• [Set task]:
Note each line that includes the word "with". Copy those lines.

• [Data section]:
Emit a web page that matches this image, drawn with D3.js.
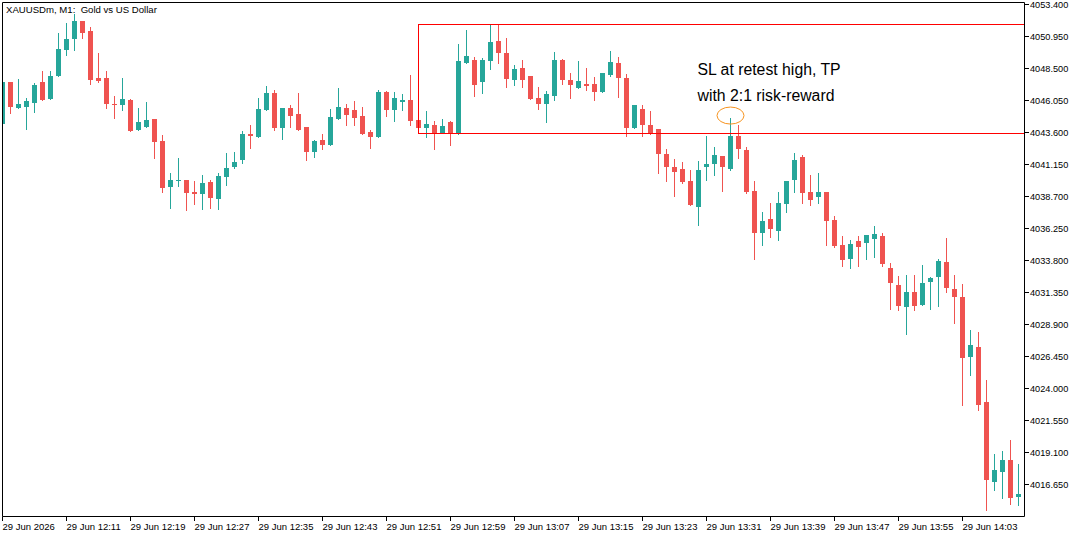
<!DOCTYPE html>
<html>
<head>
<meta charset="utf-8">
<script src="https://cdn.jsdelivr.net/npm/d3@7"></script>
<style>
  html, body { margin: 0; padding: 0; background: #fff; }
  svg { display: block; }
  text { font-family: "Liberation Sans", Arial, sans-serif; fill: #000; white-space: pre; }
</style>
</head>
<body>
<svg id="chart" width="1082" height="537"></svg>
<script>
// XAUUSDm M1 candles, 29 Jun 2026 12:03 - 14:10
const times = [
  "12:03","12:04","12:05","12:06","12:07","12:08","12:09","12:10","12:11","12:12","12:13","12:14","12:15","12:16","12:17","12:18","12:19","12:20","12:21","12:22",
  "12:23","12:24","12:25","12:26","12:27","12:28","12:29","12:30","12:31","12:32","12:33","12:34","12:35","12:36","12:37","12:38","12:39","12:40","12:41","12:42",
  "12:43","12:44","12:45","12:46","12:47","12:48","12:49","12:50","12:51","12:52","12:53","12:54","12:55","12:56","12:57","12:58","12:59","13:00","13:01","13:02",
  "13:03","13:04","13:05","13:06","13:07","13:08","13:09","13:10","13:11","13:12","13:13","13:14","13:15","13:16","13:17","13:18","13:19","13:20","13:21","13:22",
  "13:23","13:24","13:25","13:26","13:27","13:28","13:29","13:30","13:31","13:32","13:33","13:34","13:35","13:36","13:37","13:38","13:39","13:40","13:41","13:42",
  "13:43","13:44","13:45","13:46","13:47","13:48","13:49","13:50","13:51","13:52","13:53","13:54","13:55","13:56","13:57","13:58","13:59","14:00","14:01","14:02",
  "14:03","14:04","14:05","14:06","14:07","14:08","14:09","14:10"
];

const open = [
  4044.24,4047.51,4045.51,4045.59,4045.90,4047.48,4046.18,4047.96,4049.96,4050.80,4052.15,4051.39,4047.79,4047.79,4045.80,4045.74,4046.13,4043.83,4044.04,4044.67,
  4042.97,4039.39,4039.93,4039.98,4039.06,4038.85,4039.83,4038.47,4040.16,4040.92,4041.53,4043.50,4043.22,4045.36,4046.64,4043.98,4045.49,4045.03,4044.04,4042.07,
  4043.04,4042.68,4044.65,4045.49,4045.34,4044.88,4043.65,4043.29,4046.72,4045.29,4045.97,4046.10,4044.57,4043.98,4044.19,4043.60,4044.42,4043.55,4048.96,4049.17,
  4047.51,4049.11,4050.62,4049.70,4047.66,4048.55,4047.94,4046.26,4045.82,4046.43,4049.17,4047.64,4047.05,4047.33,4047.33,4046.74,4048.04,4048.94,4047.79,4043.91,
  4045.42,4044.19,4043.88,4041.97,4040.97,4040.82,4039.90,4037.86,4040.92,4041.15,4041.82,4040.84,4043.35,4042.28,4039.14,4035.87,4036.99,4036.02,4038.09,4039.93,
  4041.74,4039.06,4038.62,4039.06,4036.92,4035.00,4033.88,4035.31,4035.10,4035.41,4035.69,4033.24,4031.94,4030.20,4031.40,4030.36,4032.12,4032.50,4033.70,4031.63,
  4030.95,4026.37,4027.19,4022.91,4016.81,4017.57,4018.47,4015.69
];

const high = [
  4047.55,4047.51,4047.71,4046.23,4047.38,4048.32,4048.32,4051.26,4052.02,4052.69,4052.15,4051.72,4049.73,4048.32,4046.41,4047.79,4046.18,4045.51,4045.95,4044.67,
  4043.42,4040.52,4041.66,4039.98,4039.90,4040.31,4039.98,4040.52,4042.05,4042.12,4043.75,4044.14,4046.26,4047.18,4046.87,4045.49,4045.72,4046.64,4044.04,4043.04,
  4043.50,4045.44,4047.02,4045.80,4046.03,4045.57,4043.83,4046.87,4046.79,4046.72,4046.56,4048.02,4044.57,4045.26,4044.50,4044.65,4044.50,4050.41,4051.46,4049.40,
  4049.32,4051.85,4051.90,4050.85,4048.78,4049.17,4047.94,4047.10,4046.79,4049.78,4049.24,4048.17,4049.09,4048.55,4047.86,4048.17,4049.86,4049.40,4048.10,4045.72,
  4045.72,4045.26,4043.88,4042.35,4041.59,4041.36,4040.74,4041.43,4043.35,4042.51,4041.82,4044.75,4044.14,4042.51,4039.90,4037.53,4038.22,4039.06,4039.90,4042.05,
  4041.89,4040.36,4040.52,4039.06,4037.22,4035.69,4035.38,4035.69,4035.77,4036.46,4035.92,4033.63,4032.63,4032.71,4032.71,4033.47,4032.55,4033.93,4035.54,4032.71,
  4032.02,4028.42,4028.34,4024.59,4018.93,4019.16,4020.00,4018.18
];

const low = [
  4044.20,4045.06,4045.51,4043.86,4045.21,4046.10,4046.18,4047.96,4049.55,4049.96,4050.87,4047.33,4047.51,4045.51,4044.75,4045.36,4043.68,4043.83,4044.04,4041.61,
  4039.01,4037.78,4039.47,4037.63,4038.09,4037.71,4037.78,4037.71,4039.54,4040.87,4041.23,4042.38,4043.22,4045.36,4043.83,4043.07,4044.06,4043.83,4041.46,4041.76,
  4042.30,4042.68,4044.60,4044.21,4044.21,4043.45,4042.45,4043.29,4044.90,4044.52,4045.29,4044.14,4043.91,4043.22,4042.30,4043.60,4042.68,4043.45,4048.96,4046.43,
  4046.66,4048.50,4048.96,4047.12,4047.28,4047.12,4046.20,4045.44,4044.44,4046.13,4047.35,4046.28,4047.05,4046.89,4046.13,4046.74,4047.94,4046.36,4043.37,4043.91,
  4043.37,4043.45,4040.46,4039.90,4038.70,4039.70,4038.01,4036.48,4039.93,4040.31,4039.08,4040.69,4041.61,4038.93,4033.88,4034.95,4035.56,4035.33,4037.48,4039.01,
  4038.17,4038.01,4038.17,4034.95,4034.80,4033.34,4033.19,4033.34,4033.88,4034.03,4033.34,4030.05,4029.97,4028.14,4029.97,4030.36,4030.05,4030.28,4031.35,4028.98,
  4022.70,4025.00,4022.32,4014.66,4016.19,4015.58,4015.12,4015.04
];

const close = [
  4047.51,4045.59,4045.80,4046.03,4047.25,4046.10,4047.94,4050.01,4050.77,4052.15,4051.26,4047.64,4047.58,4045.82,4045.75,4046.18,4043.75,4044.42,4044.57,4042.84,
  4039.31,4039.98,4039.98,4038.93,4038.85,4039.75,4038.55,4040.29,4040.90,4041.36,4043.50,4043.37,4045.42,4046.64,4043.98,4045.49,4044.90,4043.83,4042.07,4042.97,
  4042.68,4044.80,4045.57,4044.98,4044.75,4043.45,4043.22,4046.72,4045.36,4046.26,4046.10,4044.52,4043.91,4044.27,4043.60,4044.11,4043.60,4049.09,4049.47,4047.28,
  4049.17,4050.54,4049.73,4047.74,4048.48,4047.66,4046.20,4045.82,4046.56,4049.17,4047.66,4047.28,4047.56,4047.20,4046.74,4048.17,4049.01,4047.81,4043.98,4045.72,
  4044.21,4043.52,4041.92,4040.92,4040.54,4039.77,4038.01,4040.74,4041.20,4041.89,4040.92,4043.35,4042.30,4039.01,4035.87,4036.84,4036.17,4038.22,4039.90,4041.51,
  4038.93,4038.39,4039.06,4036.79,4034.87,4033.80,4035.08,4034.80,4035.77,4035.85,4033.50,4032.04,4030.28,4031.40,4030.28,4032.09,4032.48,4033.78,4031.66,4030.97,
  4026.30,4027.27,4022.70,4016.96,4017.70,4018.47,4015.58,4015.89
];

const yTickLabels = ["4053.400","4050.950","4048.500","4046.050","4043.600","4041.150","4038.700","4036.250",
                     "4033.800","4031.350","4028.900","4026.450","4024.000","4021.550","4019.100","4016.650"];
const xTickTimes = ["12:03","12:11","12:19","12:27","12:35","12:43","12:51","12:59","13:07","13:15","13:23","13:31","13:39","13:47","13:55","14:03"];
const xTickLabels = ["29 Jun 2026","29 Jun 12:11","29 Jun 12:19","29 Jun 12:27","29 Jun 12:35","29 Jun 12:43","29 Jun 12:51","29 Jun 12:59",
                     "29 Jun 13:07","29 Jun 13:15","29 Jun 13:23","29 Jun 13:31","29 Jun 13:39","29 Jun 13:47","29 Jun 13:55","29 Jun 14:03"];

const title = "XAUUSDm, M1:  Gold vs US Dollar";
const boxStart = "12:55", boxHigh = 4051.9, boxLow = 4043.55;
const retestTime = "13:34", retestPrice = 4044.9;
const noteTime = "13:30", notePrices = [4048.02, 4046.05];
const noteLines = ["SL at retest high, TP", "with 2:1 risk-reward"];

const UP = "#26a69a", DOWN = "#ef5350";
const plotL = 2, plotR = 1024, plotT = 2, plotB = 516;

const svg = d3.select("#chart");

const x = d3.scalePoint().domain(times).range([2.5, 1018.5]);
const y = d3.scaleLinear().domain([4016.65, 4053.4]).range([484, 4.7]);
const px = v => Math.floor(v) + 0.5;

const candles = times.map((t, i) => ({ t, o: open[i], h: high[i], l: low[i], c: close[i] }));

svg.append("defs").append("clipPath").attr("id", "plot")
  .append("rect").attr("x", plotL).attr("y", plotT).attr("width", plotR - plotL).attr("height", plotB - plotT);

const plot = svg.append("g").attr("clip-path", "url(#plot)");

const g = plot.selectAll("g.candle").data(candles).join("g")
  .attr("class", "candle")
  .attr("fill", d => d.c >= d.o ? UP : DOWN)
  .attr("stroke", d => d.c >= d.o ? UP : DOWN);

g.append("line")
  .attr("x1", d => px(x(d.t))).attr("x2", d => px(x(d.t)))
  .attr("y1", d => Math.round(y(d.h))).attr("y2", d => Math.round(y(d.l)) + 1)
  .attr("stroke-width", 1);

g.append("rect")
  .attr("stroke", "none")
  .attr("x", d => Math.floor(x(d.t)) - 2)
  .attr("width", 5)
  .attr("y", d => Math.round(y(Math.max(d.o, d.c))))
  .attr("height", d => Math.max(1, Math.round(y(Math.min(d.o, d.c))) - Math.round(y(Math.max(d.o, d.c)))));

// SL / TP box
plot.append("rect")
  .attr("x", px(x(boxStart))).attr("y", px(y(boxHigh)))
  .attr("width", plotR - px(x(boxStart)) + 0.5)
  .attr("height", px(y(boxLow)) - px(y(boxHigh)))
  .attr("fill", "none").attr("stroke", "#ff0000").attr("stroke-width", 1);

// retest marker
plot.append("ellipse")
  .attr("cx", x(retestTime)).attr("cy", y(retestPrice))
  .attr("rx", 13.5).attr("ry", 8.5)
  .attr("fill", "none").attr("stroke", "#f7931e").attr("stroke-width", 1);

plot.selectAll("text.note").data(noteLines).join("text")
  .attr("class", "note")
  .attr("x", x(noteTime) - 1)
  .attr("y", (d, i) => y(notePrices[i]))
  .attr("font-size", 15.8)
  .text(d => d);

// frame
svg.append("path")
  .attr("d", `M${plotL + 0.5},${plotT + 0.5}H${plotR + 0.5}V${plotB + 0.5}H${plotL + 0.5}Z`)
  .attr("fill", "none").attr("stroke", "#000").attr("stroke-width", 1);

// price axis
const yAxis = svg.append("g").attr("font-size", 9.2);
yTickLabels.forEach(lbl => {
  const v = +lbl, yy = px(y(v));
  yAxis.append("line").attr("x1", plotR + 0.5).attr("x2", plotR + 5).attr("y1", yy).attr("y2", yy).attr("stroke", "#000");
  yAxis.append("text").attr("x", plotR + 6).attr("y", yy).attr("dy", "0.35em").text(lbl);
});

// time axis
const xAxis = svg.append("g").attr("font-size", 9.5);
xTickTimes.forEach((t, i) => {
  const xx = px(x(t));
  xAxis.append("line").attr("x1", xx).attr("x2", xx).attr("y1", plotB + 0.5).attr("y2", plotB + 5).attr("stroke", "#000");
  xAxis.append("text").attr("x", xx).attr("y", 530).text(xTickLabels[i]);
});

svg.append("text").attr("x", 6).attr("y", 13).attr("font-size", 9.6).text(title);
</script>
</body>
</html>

• [Output of the exercise]:
Emit a web page that matches this image, drawn with D3.js.
const noteLines = ["SL at retest high, TP", "with 2:1 risk-reward"];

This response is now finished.